The durability of the pack was super despite off-trail scrambling through brush, scraping on granite and snagging on bushes. There are no noticeable wear points, snags, abrasions or anything of the like. I managed to get a few pine sap stains on it but that will easily be removed.

I continue to prefer the use of water bottles and love the orientation of the pockets. I did try the pack on a dayhike using a hydration bladder and it worked just fine. The sleeve is convenient since I could insert the bladder even with a full pack. The strap at the top secured the bladder in place.

I also carried my full-size bear canister on that trip just as a test. It is a tight fit but doesn't seem to stress the zipper. The bear canister seems to take up nearly half of the pack volume but could really work well if I hang a few items from the pack for additional space. The thing that I like the most is that with the mesh suspension keeping the pack contents away from my back, I can't feel the round bulge of the bear canister against my back. With other packs, the diameter of the canister pressed directly into the center of my back eventually causing discomfort to my shoulder blades.

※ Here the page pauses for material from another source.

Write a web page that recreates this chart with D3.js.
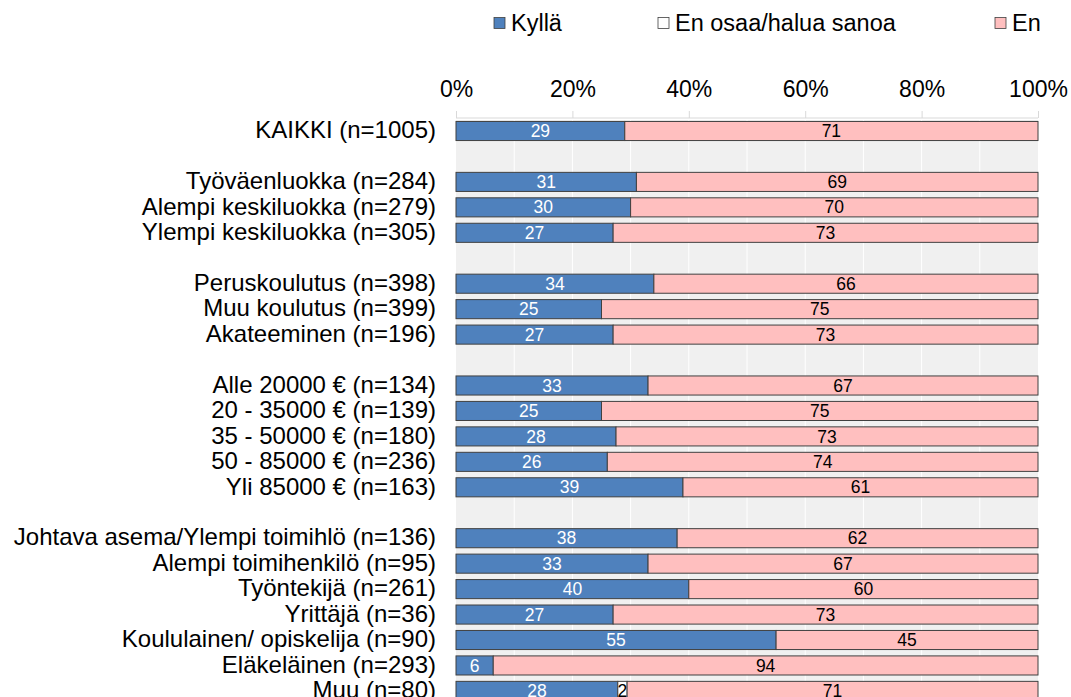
<!DOCTYPE html>
<html>
<head>
<meta charset="utf-8">
<script src="https://cdn.jsdelivr.net/npm/d3@7"></script>
<style>
  html, body { margin: 0; padding: 0; background: #fff; }
  svg { display: block; font-family: "Liberation Sans", Arial, sans-serif; }
</style>
</head>
<body>
<svg id="chart" width="1071" height="697"></svg>
<script>
const categories = [
  "KAIKKI (n=1005)",
  "Työväenluokka (n=284)", "Alempi keskiluokka (n=279)", "Ylempi keskiluokka (n=305)",
  "Peruskoulutus (n=398)", "Muu koulutus (n=399)", "Akateeminen (n=196)",
  "Alle 20000 € (n=134)", "20 - 35000 € (n=139)", "35 - 50000 € (n=180)", "50 - 85000 € (n=236)", "Yli 85000 € (n=163)",
  "Johtava asema/Ylempi toimihlö (n=136)", "Alempi toimihenkilö (n=95)", "Työntekijä (n=261)", "Yrittäjä (n=36)",
  "Koululainen/ opiskelija (n=90)", "Eläkeläinen (n=293)", "Muu (n=80)"
];
const groupSizes = [1, 3, 3, 5, 7];
const kylla = [29, 31, 30, 27, 34, 25, 27, 33, 25, 27.5, 26, 39, 38, 33, 40, 27, 55, 6.4, 27.8];
const eos   = [0, 0, 0, 0, 0, 0, 0, 0, 0, 0, 0, 0, 0, 0, 0, 0, 0, 0, 1.6];
const en    = [71, 69, 70, 73, 66, 75, 73, 67, 75, 72.5, 74, 61, 62, 67, 60, 73, 45, 93.6, 70.6];
const seriesNames = ["Kyllä", "En osaa/halua sanoa", "En"];
const tickLabels = ["0%", "20%", "40%", "60%", "80%", "100%"];

const colors = ["#4F81BD", "#FFFFFF", "#FFBFBF"];
const labelColors = ["#FFFFFF", "#000000", "#000000"];

const svg = d3.select("#chart");
const x0 = 456, x1 = 1038;
const x = d3.scaleLinear().domain([0, 100]).range([x0, x1]);

// slot indices including gaps between groups
const slots = [];
let s = 0;
groupSizes.forEach(g => {
  for (let k = 0; k < g; k++) slots.push(s++);
  s++;
});
const nSlots = s - 1;
const step = 25.45;
const yTop = 131 - step / 2;
const y = d3.scaleBand().domain(d3.range(nSlots)).range([yTop, yTop + nSlots * step])
  .paddingInner(0.25).paddingOuter(0.125);

// plot background
svg.append("rect").attr("x", x0).attr("y", 120).attr("width", x1 - x0).attr("height", 697 - 120)
  .attr("fill", "#F0F0F0");
// vertical gridlines
svg.append("g").selectAll("line").data(d3.range(10, 100, 10)).join("line")
  .attr("x1", d => x(d)).attr("x2", d => x(d)).attr("y1", 120).attr("y2", 697)
  .attr("stroke", "#FFFFFF").attr("stroke-width", 1);

// top axis
const axis = d3.axisTop(x).tickValues([0, 20, 40, 60, 80, 100]).tickSize(7)
  .tickFormat((d, i) => tickLabels[i]);
const gAxis = svg.append("g").attr("transform", "translate(0,118)").call(axis);
gAxis.select(".domain").attr("stroke", "#D9D9D9").attr("d", `M${x0},0H${x1}`);
gAxis.selectAll(".tick line").attr("stroke", "#D9D9D9");
gAxis.selectAll(".tick text").attr("y", -21.3).attr("dy", 0).attr("font-size", "23px").attr("fill", "#000")
  .attr("font-family", "'Liberation Sans', Arial, sans-serif");

// stacked data
const rows = categories.map((c, i) => ({ cat: c, slot: slots[i], vals: [kylla[i], eos[i], en[i]] }));
const gBars = svg.append("g");
rows.forEach(r => {
  let acc = 0;
  r.vals.forEach((v, si) => {
    if (v > 0) {
      gBars.append("rect")
        .attr("x", x(acc)).attr("y", y(r.slot))
        .attr("width", x(acc + v) - x(acc)).attr("height", y.bandwidth())
        .attr("fill", colors[si]).attr("stroke", "#404040").attr("stroke-width", 1);
      gBars.append("text")
        .attr("x", (x(acc) + x(acc + v)) / 2).attr("y", y(r.slot) + y.bandwidth() / 2)
        .attr("dy", "0.35em").attr("text-anchor", "middle")
        .attr("font-size", "17.5px").attr("fill", labelColors[si])
        .text(Math.round(v));
    }
    acc += v;
  });
  svg.append("text")
    .attr("x", 436).attr("y", y(r.slot) + y.bandwidth() / 2).attr("dy", "0.3em")
    .attr("text-anchor", "end").attr("font-size", "24px").attr("fill", "#000")
    .text(r.cat);
});

// legend
const legendX = [494, 658, 995];
const lg = svg.append("g");
seriesNames.forEach((n, i) => {
  lg.append("rect").attr("x", legendX[i]).attr("y", 17.5).attr("width", 11).attr("height", 11)
    .attr("fill", colors[i]).attr("stroke", "#404040").attr("stroke-width", 0.8);
  lg.append("text").attr("x", legendX[i] + 17).attr("y", 30.5)
    .attr("font-size", "23.5px").attr("fill", "#000").text(n);
});
</script>
</body>
</html>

I carried some water shoes and a solar-powered lamp on the outside of the pack. It was easy to find loops or straps for attaching a carabiner for these items. They stayed secure and didn't flop around while hiking.


The Kelty Sira 45 pack is designed specifically for women and includes some unique features.

Woo Hoos:
Center zip
Cooling suspension
Mesh pockets
Location of water bottle pockets
Stands upright

Boo Hoos:
Center zipper can self-unzip
Lid pocket isn't very useful

This concludes my Long-Term Test Report and this test series. Thanks to Kelty and for allowing me to participate in this test.